Segera setelah kekhawatiran obsesif muncul, pasien OCD biasanya melakukan sesuatu untuk menghilangkan kekhawatiran tersebut, yaitu tindakan kompulsif. Jika mereka merasa telah terkontaminasi oleh kuman, mereka mencuci diri mereka sendiri; bila hal itu tidak menghilangkan rasa khawatirnya, mereka mencuci semua pakaian, lantai, dan dinding. Jika seorang wanita takut dia akan membunuh bayinya, dia membungkus pisau daging itu dengan kain, mengemasnya dalam sebuah kotak, menguncinya di ruang bawah tanah, lalu mengunci pintu ruang bawah tanah. Ada bahkan seorang pria yang takut terkontaminasi oleh asam baterai yang tumpah dalam kecelakaan mobil. Setiap malam dia berbaring di tempat tidur sambil mendengarkan sirene yang menandakan adanya kecelakaan di dekatnya. Ketika dia mendengarnya, dia akan bangun, tidak peduli jam berapa pun, mengenakan sepatu lari khusus, dan mengemudi sampai dia menemukan lokasinya. Setelah polisi pergi, dia menggosok aspal dengan sikat selama berjam-jam, lalu menyelinap pulang dan membuang sepatu yang dipakainya.

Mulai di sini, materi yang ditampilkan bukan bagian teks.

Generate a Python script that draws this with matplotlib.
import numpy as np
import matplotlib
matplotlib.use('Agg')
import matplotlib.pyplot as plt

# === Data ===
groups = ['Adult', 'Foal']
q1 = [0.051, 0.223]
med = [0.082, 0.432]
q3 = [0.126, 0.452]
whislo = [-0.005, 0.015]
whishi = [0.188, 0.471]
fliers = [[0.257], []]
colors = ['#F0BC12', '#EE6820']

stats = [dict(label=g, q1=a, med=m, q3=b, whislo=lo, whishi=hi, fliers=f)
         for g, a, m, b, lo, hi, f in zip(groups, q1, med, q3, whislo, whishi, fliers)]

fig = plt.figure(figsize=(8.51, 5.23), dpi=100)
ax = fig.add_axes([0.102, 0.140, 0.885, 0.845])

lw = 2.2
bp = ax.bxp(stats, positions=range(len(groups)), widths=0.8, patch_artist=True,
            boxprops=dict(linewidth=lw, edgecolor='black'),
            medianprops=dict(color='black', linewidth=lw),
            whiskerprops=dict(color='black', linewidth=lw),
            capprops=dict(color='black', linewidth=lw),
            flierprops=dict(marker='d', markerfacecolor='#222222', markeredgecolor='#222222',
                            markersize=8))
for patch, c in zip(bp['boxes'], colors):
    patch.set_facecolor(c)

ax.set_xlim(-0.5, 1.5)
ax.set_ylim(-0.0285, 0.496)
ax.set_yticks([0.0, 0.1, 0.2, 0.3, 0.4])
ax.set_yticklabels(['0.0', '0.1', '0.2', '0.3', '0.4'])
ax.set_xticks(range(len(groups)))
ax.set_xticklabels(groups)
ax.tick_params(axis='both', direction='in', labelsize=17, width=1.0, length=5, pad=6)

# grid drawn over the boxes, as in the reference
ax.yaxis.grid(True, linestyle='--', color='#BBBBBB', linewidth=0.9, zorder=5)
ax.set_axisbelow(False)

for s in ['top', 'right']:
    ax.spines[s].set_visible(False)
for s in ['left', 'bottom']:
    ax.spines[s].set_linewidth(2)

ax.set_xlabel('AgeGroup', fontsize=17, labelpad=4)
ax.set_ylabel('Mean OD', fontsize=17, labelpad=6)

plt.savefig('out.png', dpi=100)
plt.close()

Inilah berbagai keresahan dan ketidaktenangan yang dialami oleh manusia dalam menjalani kehidupan yang sementara ini. Dan ini pulalah yang menjadikan kita sebagai manusia untuk berjuang mencapai ketenangan batin. Artinya perjalanan hidup kita adalah dari keresahan menuju ketenangan. Semua hal benar dan baik yang kita lakukan, pada hakikatnya adalah untuk mencapai derajat ketenangan diri (jiwa) yang sempurna. Maka wajar jika kita dikaruniai prefrontal korteks yang menjadi CEO otak atas berbagai dorongan-dorongan emosional yang seringkali muncul dan mengakibatkan ketidaktenangan hidup.

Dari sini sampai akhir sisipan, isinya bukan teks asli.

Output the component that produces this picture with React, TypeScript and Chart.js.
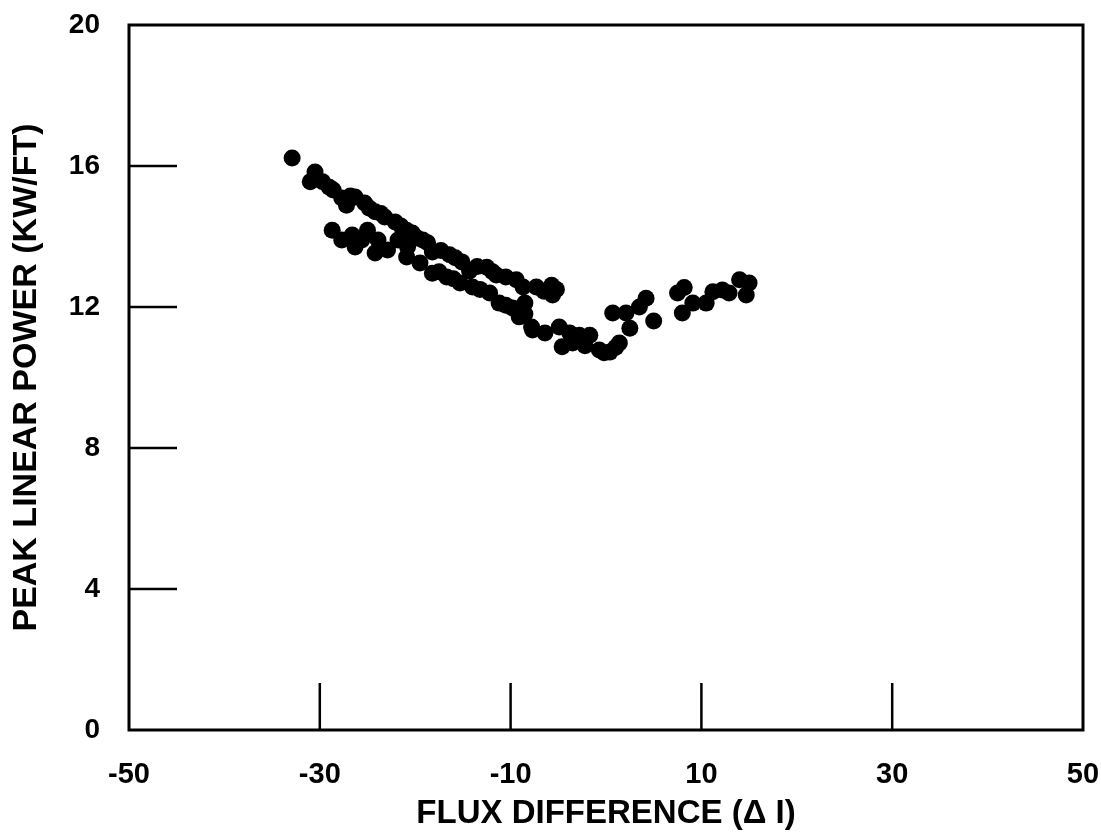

Prefrontal korteks adalah bagian otak yang paling unik pada manusia, karena paling berkembang pada manusia dibandingkan hewan lain. Prefrontal korteks mengembangkan kemampuan untuk menangkap dan menyimpan informasi dalam jangka waktu yang lebih lama, sehingga memungkinkan manusia untuk mengembangkan pandangan ke depan dan ingatan.
Pemindaian otak terbaru menunjukkan bahwa ketika kita bermimpi, bagian otak yang memproses emosi, naluri seksual, kelangsungan hidup, dan agresif kita, cukup aktif. Pada saat yang sama, sistem prefrontal korteks, yang bertanggung jawab untuk menghambat emosi dan naluri kita, menunjukkan aktivitas yang lebih rendah. Dengan naluri yang meningkat dan hambatan yang ditolak, otak yang bermimpi dapat mengungkapkan impuls yang biasanya terhalang dari kesadaran.
Karena menjadi diri (jiwa) yang tenang adalah perjuangan seumur hidup, maka sudah selayaknya kita benar-benar memfungsikan CEO otak agar bisa perlahan-lahan mencapai derajat ketenangan yang sempurna. Sehingga akhirnya saat kembali kepada-Nya, kita menjadi manusia yang benar-benar ridha atas segala ketentuan-Nya, dan Dia-pun ridha dengan hamba-Nya. Wahai jiwa yang tenang, kembalilah kepada Tuhanmu dengan ridha dan diridhai (89:27-28).